Baker refiles marijuana-impaired driving bill
Would give courts tools to penalize drugged driving
GOV. CHARLIE BAKER on Wednesday announced that he is taking another run at passing a bill to stop people from driving while impaired by marijuana.
Baker said the bill will enhance public safety “by equalizing alcohol and marijuana and giving law enforcement more tools to keep our roads safe from impaired drivers.”
The bill is the same one Baker introduced in 2019, but this time he named it after Trooper Thomas Clardy, a Massachusetts state trooper who was fatally struck by a driver who had THC, the psychoactive compound in marijuana, in his blood. Baker announced the bill at a press conference at Worcester District Court.
Clardy’s widow, Reisa Clardy, said at the press conference that the bill “will improve roadway safety and prevent another senseless tragedy, another family torn apart by the loss of a loved one.”
Part of the problem, however, is there is no reliable test for marijuana impairment in the same way as there is a breathalyzer test for alcohol. A blood or saliva test can detect THC, but the tests generally cannot determine when someone ingested THC and if they are currently impaired. The police often combine chemical tests with field sobriety tests done by a specially trained drug recognition officer, in which a driver is asked to do certain tasks. Critics of Baker’s plan have said penalties should not be levied on someone who refuses to take a test when the technology is not yet good enough to accurately detect impairment.
That bill would also direct the municipal police training committee to expand training of drug recognition officers, and would allow the officers to testify as experts in court.
Another provision would extend open container laws, which prohibit someone from having an open container of alcohol in a car, to marijuana, prohibiting someone from having a loose or unsealed package of marijuana in their car.
The bill would let the police seek a search warrant from a magistrate electronically to authorize a blood draw to detect for marijuana impairment. This would speed up the process since the officer would not have to appear in person in court. The blood draw would have to be done by a health care practitioner.
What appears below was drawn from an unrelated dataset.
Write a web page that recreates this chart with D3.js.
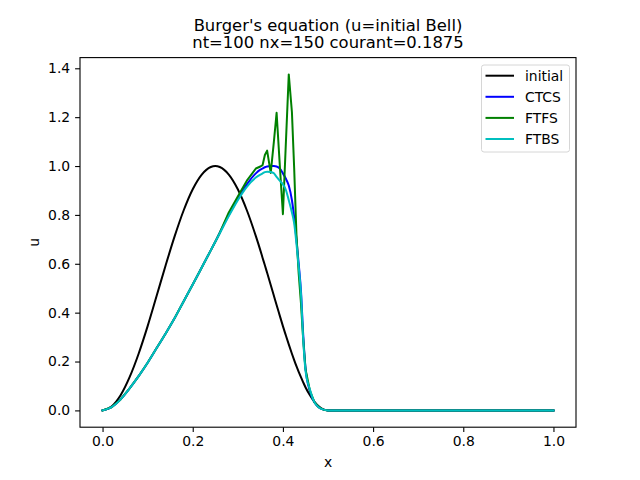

The bill would establish new educational materials and programming for Trial Court judges, and would set standards allowing judges to accept as a fact that marijuana impairs driving.
The bill’s provisions were taken from the recommendations of a special committee that examined issues around operating under the influence related to marijuana legalization. “I don’t know why the legislation hasn’t found its way back to my desk, especially since the commission was established by the Legislature,” Baker said.Mary Maguire, director of legislative affairs at AAA Northeast, said one-third of roadway deaths nationally involve someone driving under the influence of alcohol or drugs. The National Highway Traffic Safety Administration recently found that 56 percent of drivers who were seriously or fatally injured in a crash tested positive for at least one substance.